# What do you get when you cross a clumpy E8 and a sleepless night?



## cambosheff (Jan 1, 2016)

I recently (very recently) sold my mythos and purchased a new (days old then) E8. Upon setting it up I can only say I was somewhat underwhelmed by the grind quality. After reading @aaroncornish posts on his clumping issues and mine being not a million miles off I thought that was just something I'd have to live with, but it was bugging me to the point of annoyance so at a rather sleepless and sweaty (it is hot here that's not a default state







3am I decided it was getting a top to toe cleaning and this was the result!


----------



## coffeechap (Apr 5, 2012)

Looks fluffy, now dial it in for espresso


----------



## froggystyle (Oct 30, 2013)

Looks to course to me?


----------



## cambosheff (Jan 1, 2016)

froggystyle said:


> Looks to course to me?


Yeah my sleepy eyes hadnt noticed it was like pour over







Out of bed now so I'll be all over it.


----------



## aaroncornish (Nov 7, 2012)

How is it on a finer setting? What did your cleaning regime involve? I still need to work on my alignment - just not found the time


----------



## cambosheff (Jan 1, 2016)

Its still not quite at the Mythos level, but its a marked improvement. I now only need to bump the portafilter to get them to collapse.

I followed Lee's (foundry) instructions to take it apart and access the chute, when I got in there grinds were caked on (I understand there's a few ways this can happen from steamy kitchens to oily beans, but however it had happened it was pretty sturdy). The chute had narrowed to the point where it seemed to force lumps (quite compressed ones too) out as well as the bit of fresh grind, but never clear the chute completely. I used a high power vac into the burr chamber as I didn't want to have to faff with those unless I had to then manipulated a new toothbrush head so I could loosen all the buildup in the chamber. Hoovered again (I assume this was safe to do as the only part I could imagine might move was the AS flap (just wrong) but I had eyes on that. I then gave the chute and flap a clean until there was no visible coffee residue on there. After that it was just popping it back together, which as you'll see from the video didnt go to plan when I put the adjustment ring on in the wrong place and my espresso marker delivered french press









In the subsequent 20/30 grinds I've had nothing worse than this:










I'll be relisting it if I cant master the beast soon and using a pestle and mortar from now on


----------



## CamV6 (Feb 7, 2012)

It will get less clumpy as the burrs season, don't worry


----------



## cambosheff (Jan 1, 2016)

Cheers @CamV6 I read a few posts and it was a little unclear if the red speeds did/didn't need it.

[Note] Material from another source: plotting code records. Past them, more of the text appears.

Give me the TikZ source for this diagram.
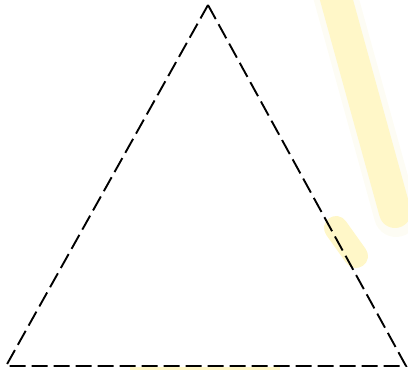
\documentclass[tikz,border=0pt]{standalone}
\begin{document}
\begin{tikzpicture}[x=1pt,y=-1pt,
  edge/.style={draw=black,line width=1.9pt,dash pattern=on 16pt off 6pt},
  glow/.style={draw=hl,line cap=round}]
\definecolor{hl}{RGB}{255,247,200}
\definecolor{hlfaint}{RGB}{253,252,244}
\useasboundingbox (0,0) rectangle (408,370);
\begin{scope}
\clip (0,0) rectangle (408,370);
\draw[draw=hlfaint,line width=44pt,line cap=round] (331,-20) -- (396,215);
\draw[glow,line width=32pt] (331,-20) -- (395,212);
\draw[glow,line width=24pt] (336,228) -- (356,256);
\fill[hl] (130,367) rectangle (280,371);
\end{scope}
\coordinate (A) at (208,5);
\coordinate (B) at (6,366);
\coordinate (C) at (406,366);
\draw[edge] (A) -- (C) -- (B) -- cycle;
\end{tikzpicture}
\end{document}
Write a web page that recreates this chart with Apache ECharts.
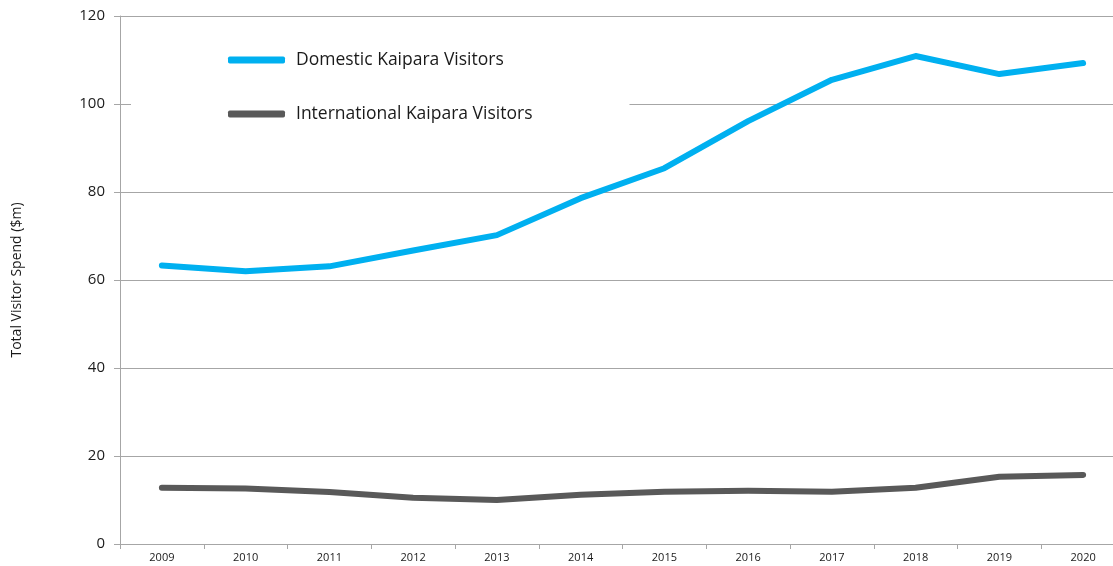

I might see if I can grab some stales and throw them through. As I mentioned it's not as bad now so fingers crossed that continues.


----------



## cambosheff (Jan 1, 2016)

It's already noticeably different post clear out.


----------



## FranD (Nov 25, 2015)

Nice! I'm probably due an inspection after 8 months or so with my E8. No worrying issues to be honest - I'll run some grindz through once a month, and don't use anything dark in it anyway - but there's scope for improvement.

It does intimidate me a little though - is there a gold standard routine for a quick strip down and sweep out?


----------



## cambosheff (Jan 1, 2016)

To be honest the only pain was the number of different sized tool heads I needed. But once you have those and the instructions from the other forum post on the e8 clumping it was ok to do.


----------



## scottgough (Feb 9, 2016)

cambosheff said:


> It's already noticeably different post clear out.


This really makes me want an E8 !


----------